##### Task input
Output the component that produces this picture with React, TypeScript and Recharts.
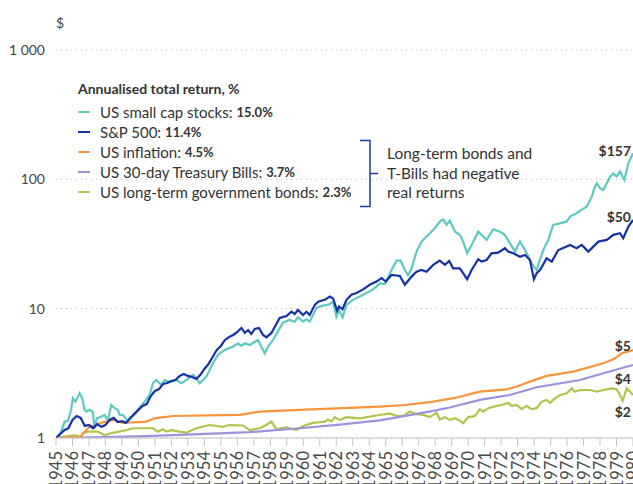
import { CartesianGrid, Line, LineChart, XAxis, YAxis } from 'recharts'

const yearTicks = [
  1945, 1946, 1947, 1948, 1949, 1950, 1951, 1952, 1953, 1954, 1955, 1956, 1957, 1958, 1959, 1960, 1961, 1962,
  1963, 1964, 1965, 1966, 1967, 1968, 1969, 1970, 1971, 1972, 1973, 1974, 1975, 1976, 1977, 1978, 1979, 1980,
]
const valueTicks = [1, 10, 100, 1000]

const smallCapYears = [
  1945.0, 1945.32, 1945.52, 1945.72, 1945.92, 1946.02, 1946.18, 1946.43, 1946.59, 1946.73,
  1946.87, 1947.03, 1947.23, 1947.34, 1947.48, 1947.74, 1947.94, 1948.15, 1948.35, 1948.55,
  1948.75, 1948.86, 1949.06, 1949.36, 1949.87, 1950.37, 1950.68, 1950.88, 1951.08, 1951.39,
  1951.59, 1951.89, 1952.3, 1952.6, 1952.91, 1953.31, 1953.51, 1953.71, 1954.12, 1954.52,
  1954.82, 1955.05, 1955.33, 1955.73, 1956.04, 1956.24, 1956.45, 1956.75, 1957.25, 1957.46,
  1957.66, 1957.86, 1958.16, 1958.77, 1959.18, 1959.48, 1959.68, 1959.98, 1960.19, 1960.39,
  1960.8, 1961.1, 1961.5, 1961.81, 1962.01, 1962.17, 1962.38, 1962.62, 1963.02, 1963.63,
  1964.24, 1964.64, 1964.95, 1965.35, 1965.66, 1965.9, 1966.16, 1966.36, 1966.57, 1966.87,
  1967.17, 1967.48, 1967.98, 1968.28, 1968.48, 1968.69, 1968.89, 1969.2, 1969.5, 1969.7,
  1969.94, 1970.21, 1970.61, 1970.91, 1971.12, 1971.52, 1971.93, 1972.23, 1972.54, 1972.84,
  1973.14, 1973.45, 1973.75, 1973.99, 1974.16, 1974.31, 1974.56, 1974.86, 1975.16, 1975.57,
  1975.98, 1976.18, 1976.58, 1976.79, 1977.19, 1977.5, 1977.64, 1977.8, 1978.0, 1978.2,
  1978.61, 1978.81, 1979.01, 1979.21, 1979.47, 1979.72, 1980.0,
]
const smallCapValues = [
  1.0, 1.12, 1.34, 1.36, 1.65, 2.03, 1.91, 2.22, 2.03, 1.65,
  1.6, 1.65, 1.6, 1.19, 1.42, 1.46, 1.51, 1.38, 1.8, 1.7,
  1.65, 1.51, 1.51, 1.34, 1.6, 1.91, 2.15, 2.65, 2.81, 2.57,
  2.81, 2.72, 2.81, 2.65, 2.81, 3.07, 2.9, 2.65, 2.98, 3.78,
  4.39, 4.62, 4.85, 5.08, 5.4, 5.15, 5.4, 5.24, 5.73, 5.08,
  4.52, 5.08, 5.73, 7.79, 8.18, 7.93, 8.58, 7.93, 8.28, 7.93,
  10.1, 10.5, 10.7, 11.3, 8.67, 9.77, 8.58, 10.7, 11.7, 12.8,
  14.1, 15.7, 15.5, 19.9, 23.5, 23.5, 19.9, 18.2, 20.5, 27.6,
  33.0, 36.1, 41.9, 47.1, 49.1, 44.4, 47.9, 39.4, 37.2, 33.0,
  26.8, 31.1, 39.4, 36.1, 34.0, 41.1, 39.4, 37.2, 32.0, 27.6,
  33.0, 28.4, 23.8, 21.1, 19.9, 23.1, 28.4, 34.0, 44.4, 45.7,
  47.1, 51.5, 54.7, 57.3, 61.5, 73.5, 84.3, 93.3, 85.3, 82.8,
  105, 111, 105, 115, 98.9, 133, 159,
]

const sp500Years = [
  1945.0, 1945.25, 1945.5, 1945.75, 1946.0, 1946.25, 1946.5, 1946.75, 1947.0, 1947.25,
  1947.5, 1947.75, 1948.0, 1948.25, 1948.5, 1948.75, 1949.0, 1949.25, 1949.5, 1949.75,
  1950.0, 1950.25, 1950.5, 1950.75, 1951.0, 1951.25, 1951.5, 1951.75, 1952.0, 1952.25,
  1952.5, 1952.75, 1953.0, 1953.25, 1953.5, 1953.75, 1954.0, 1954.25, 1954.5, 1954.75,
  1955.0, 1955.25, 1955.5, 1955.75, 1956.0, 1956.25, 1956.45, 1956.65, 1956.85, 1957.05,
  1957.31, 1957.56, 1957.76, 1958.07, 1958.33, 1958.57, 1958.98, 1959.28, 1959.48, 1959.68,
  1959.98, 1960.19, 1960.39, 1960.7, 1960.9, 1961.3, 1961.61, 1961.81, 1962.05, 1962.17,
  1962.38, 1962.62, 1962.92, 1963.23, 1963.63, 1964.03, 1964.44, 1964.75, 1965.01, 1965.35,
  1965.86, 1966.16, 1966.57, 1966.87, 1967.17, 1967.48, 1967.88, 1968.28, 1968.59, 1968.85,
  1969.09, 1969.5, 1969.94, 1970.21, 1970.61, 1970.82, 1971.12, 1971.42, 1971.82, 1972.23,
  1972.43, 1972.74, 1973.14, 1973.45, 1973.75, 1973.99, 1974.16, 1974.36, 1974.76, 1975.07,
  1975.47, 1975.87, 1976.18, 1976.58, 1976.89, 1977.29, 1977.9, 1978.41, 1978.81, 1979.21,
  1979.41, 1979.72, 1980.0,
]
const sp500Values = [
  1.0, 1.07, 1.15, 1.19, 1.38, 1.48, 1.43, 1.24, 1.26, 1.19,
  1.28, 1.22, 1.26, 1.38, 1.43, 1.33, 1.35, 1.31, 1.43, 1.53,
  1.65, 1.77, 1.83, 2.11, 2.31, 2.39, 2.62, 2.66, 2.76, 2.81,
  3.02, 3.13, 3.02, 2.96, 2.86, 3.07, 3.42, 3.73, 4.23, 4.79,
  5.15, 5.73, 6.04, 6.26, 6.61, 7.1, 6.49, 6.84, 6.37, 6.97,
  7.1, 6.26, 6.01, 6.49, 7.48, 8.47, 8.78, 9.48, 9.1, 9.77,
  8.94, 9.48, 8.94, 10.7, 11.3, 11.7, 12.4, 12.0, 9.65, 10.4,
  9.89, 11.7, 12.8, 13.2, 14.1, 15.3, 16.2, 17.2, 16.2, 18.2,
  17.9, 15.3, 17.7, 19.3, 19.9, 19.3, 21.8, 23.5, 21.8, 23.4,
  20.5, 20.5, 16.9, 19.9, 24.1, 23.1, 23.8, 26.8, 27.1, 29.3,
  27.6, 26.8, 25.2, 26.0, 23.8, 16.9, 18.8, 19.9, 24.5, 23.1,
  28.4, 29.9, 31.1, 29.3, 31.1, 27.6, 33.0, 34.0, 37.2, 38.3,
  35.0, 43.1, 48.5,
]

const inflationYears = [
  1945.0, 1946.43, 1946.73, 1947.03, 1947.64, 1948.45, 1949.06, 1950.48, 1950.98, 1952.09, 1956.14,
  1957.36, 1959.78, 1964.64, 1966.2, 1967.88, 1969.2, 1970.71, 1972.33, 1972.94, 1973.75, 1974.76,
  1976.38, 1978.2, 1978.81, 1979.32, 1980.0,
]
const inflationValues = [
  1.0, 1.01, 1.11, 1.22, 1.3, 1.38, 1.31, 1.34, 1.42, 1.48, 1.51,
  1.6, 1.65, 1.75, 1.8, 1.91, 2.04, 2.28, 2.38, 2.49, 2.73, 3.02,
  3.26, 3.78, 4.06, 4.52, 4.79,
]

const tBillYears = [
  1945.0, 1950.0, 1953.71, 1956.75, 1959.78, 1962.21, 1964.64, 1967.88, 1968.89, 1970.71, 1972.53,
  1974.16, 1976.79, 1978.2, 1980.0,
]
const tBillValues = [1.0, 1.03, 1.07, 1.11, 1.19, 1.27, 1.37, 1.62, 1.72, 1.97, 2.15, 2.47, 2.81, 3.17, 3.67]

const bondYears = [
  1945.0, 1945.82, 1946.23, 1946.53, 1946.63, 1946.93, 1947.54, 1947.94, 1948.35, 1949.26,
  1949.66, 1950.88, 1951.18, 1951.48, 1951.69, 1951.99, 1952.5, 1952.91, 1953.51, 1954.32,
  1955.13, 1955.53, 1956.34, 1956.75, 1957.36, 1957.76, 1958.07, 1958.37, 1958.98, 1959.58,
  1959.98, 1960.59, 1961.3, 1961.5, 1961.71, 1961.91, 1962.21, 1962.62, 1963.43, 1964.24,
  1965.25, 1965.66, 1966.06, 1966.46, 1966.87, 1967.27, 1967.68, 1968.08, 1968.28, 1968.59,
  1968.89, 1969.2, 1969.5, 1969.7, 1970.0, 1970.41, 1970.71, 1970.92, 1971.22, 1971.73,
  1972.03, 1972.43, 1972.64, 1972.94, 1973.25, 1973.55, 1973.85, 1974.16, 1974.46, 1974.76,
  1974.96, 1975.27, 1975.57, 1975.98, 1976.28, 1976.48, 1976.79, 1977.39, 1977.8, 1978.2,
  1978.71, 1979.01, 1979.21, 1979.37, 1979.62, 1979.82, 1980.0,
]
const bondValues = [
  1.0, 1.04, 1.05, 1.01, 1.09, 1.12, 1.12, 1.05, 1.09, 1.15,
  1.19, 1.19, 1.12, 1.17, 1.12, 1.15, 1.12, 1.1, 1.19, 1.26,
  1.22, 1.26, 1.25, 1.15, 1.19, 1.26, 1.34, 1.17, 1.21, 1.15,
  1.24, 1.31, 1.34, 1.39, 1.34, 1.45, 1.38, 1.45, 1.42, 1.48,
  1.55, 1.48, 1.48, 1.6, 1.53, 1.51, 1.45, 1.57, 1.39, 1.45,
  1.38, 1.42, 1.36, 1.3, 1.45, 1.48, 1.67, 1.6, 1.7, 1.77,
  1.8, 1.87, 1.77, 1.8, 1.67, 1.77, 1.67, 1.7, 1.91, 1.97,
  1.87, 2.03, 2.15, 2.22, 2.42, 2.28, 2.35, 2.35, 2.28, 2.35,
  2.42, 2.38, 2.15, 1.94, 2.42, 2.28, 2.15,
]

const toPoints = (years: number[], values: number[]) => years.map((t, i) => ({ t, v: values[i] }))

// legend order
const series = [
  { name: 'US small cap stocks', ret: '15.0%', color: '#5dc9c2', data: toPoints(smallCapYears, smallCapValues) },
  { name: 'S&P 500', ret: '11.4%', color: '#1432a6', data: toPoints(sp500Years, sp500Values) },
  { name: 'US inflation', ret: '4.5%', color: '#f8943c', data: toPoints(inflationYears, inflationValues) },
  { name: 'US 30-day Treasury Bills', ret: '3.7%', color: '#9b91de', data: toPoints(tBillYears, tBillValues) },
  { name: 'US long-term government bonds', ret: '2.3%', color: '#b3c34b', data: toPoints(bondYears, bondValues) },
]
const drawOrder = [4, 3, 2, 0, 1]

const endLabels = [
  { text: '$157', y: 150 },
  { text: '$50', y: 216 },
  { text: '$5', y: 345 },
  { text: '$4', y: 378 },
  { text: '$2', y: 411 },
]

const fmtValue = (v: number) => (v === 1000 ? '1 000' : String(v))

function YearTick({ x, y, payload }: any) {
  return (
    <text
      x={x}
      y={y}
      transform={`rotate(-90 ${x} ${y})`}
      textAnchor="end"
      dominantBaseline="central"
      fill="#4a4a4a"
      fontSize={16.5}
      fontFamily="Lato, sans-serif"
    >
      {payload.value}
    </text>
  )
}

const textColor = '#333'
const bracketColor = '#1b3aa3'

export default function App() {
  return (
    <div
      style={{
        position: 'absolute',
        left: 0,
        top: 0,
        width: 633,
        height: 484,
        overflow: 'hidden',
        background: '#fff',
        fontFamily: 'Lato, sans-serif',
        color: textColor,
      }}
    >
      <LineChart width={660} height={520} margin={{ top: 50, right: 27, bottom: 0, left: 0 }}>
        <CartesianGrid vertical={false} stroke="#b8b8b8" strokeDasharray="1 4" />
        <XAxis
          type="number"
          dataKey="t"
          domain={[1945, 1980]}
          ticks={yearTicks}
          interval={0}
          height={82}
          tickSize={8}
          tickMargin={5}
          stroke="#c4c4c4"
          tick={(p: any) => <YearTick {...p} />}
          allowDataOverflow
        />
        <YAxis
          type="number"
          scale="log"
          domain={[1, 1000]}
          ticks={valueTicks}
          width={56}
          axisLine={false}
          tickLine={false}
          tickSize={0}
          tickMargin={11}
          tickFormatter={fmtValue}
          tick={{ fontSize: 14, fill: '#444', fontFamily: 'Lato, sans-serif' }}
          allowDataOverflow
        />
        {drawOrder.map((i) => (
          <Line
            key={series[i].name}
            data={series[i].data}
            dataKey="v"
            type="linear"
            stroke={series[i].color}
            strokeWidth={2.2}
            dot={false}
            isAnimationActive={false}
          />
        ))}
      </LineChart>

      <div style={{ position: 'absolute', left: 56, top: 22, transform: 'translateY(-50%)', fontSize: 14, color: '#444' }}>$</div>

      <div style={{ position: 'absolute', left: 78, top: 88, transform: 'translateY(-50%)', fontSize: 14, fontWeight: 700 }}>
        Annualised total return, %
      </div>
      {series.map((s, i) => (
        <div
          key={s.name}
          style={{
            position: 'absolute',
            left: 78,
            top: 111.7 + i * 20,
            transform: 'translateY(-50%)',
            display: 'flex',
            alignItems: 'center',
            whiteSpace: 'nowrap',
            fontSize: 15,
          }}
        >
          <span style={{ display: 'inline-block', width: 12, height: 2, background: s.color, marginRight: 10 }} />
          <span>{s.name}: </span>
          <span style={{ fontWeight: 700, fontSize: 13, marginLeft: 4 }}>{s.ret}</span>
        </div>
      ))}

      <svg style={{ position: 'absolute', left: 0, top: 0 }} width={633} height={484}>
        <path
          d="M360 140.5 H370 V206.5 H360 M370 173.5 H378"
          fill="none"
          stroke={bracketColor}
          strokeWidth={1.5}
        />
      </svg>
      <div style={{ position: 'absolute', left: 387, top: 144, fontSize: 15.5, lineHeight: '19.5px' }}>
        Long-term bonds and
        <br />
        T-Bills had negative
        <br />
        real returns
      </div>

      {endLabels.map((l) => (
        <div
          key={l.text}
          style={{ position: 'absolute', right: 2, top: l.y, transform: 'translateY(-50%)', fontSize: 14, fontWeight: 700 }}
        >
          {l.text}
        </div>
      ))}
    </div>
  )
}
##########
##### Task input
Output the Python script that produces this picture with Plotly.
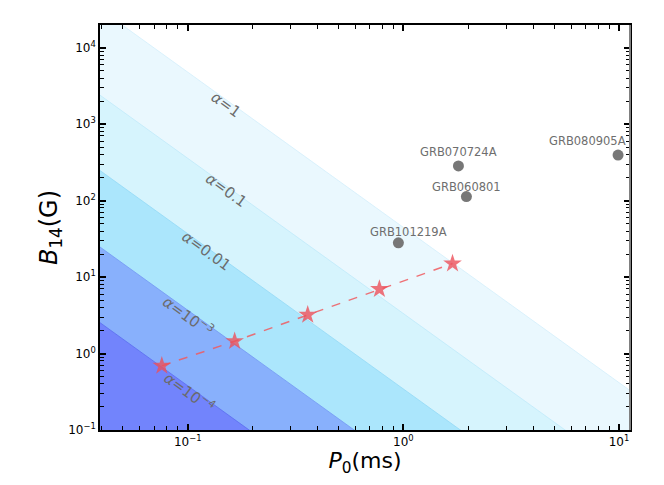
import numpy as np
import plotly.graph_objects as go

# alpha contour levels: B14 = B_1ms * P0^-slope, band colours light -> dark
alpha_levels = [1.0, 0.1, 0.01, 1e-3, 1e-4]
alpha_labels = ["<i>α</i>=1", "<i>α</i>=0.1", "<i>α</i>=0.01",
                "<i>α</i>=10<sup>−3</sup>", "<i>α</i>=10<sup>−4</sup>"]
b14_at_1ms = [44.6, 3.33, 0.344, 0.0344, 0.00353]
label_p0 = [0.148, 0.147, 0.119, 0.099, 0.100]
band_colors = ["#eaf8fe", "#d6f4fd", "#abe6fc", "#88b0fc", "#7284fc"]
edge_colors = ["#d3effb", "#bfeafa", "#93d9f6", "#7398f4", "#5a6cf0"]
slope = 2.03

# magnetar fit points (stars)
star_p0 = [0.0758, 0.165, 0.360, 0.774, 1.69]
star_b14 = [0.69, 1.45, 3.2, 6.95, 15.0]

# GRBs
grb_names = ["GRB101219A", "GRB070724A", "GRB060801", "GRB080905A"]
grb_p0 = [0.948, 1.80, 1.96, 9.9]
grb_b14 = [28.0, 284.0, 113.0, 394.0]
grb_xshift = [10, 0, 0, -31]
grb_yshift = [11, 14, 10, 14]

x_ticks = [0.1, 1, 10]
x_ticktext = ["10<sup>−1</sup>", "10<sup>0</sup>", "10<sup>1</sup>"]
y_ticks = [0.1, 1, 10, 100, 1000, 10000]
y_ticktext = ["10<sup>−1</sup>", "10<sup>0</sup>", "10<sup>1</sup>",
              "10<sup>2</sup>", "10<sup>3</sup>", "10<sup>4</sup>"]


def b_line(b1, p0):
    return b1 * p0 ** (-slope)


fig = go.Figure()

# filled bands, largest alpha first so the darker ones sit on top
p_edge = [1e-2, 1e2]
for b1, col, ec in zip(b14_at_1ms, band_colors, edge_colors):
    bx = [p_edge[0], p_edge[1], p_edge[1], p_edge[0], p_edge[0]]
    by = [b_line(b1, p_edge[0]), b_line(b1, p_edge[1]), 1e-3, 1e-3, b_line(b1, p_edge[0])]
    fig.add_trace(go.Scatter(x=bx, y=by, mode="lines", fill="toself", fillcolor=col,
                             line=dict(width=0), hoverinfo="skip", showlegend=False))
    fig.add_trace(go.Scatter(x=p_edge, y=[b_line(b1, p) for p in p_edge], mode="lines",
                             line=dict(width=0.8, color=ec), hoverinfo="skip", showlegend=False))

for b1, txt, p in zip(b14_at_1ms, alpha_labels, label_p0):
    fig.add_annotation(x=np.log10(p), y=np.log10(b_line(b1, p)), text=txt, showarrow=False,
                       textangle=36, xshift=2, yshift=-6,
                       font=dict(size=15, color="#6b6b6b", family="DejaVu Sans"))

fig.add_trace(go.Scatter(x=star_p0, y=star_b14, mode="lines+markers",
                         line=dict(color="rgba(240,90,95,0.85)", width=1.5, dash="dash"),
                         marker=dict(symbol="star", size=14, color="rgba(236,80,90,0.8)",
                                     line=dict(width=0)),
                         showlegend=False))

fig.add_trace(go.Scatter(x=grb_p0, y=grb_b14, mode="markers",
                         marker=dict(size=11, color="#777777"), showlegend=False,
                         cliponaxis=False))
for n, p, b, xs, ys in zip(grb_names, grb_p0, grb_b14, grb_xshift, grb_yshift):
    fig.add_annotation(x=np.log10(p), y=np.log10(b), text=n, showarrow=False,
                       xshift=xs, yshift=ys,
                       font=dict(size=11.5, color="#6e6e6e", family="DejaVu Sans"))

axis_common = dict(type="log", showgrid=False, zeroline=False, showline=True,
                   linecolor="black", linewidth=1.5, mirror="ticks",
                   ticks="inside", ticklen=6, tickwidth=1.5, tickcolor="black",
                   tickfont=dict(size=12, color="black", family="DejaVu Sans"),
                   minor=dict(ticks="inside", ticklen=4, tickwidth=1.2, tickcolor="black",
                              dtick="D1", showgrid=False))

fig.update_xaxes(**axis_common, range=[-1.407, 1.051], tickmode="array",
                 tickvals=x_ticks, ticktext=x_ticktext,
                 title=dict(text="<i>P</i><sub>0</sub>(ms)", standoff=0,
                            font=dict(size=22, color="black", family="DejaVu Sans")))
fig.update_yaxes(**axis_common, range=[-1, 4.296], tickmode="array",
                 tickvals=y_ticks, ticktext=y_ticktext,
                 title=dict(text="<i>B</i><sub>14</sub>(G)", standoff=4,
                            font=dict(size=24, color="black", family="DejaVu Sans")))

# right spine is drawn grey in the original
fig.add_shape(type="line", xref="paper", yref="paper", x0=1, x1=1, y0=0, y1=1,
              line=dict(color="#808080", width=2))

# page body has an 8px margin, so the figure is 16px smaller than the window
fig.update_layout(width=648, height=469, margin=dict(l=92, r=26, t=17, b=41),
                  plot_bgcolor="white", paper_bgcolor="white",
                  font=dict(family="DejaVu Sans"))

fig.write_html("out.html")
##########
##### Task input
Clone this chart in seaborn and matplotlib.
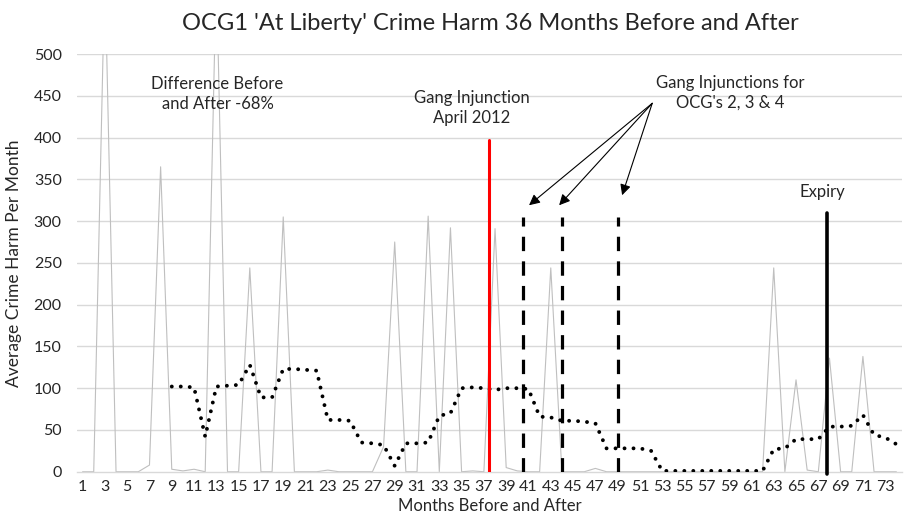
##########
* Direction: Give again, exactly as written above, every line from the one holding "Output the Python" to the one holding "import plotly.graph_objects as go", with both ends kept and the pictures left out.

* Exercise result:
Output the Python script that produces this picture with Plotly.
import numpy as np
import plotly.graph_objects as go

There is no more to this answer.